» **What to produce**
Gather every line below where "seaborn" appears.

» **Data lines**
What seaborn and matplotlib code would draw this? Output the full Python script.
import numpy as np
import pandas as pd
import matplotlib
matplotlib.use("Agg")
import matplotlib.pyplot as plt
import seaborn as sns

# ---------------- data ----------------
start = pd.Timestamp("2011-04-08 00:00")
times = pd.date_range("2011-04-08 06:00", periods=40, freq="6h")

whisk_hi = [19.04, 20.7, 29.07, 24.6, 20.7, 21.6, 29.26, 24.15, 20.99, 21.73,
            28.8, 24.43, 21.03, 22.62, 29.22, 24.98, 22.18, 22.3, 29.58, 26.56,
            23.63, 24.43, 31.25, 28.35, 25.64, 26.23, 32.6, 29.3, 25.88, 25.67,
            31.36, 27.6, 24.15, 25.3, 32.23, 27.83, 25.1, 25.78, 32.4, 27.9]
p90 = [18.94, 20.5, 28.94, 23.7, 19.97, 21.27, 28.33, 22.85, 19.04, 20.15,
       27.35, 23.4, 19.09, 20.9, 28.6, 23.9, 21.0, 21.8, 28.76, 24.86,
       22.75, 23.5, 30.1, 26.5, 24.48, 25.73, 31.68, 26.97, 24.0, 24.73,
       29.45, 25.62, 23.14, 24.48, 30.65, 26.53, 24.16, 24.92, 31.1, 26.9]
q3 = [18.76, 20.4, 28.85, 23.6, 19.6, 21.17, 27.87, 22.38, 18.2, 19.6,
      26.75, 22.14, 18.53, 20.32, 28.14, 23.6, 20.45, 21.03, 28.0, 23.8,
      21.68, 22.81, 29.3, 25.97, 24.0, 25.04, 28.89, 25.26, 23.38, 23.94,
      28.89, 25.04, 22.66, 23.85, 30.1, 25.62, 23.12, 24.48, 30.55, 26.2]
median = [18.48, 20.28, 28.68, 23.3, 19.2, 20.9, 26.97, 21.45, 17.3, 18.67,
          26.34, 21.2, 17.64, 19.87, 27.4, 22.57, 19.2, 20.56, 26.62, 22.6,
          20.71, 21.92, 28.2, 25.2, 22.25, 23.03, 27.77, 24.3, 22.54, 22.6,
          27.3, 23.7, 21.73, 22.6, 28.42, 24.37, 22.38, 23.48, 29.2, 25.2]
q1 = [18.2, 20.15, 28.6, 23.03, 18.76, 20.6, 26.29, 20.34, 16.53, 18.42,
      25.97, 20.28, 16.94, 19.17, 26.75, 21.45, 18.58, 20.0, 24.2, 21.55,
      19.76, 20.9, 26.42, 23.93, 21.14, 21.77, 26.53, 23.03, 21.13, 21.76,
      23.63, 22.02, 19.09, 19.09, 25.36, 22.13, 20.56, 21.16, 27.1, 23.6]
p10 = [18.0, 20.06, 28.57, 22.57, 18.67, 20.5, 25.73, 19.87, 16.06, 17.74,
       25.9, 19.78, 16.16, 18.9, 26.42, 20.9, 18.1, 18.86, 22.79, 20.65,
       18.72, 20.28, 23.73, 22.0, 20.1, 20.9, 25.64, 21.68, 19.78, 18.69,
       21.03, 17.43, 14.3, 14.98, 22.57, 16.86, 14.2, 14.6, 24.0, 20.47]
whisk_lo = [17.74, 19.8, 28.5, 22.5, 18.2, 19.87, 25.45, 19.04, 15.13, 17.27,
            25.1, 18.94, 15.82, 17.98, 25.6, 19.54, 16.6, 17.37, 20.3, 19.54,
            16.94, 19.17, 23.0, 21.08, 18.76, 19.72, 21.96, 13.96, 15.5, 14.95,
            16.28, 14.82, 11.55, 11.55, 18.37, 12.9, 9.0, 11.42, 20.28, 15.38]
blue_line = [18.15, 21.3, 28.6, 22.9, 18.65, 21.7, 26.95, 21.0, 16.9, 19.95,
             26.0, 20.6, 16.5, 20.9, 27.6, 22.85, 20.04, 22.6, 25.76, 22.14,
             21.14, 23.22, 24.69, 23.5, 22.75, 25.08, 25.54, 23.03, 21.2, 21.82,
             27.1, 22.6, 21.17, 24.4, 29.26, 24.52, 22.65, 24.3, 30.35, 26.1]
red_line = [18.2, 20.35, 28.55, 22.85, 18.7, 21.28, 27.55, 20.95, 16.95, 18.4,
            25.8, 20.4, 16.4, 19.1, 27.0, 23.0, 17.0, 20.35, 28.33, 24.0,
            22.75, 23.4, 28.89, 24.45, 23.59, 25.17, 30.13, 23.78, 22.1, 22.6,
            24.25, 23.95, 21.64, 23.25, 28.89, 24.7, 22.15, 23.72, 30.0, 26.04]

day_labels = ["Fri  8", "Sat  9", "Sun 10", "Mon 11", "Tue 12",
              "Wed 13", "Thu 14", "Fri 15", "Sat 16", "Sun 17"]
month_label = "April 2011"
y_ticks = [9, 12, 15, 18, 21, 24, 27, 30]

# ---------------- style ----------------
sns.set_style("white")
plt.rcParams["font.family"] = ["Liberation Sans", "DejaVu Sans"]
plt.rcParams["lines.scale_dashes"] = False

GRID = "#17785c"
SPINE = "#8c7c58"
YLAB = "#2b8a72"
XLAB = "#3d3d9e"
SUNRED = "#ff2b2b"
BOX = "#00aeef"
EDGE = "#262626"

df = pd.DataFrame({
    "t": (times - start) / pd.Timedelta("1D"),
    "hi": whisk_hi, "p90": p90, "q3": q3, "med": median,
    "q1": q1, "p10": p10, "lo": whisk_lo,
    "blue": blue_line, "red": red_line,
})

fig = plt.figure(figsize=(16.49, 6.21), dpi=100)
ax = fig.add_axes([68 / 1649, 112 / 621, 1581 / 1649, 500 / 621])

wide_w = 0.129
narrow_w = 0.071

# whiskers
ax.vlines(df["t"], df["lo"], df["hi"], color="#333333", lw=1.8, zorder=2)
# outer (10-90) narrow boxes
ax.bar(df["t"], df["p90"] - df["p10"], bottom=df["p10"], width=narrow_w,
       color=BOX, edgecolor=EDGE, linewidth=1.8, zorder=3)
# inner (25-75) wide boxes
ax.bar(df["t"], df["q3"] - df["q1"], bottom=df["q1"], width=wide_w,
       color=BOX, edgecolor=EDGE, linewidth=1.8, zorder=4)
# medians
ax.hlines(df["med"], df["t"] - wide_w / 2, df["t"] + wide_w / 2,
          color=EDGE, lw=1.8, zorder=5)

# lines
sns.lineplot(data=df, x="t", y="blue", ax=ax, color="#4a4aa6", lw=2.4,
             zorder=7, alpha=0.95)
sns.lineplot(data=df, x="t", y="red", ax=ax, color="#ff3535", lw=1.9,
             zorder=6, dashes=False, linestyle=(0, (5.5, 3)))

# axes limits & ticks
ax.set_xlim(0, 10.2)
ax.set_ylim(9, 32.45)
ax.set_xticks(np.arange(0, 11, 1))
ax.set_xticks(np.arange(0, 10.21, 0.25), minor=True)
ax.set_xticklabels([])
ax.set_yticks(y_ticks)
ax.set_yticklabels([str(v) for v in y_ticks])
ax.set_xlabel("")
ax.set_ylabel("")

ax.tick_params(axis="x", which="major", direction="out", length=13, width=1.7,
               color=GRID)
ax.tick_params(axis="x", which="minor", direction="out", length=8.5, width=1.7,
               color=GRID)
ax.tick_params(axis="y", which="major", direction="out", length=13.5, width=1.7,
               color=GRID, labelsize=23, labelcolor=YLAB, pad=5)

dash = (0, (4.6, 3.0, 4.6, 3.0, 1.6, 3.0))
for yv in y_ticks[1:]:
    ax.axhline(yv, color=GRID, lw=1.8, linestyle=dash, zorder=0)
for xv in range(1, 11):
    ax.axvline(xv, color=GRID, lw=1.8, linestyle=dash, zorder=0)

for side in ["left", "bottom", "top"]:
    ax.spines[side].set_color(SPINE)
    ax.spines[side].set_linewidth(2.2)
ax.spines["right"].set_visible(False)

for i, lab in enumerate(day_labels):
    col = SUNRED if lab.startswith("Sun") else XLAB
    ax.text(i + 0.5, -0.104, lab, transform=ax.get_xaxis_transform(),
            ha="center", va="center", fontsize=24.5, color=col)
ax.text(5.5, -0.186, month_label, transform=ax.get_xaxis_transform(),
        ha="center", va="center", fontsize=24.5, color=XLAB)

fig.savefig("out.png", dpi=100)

» **Written solution**
What seaborn and matplotlib code would draw this? Output the full Python script.
import seaborn as sns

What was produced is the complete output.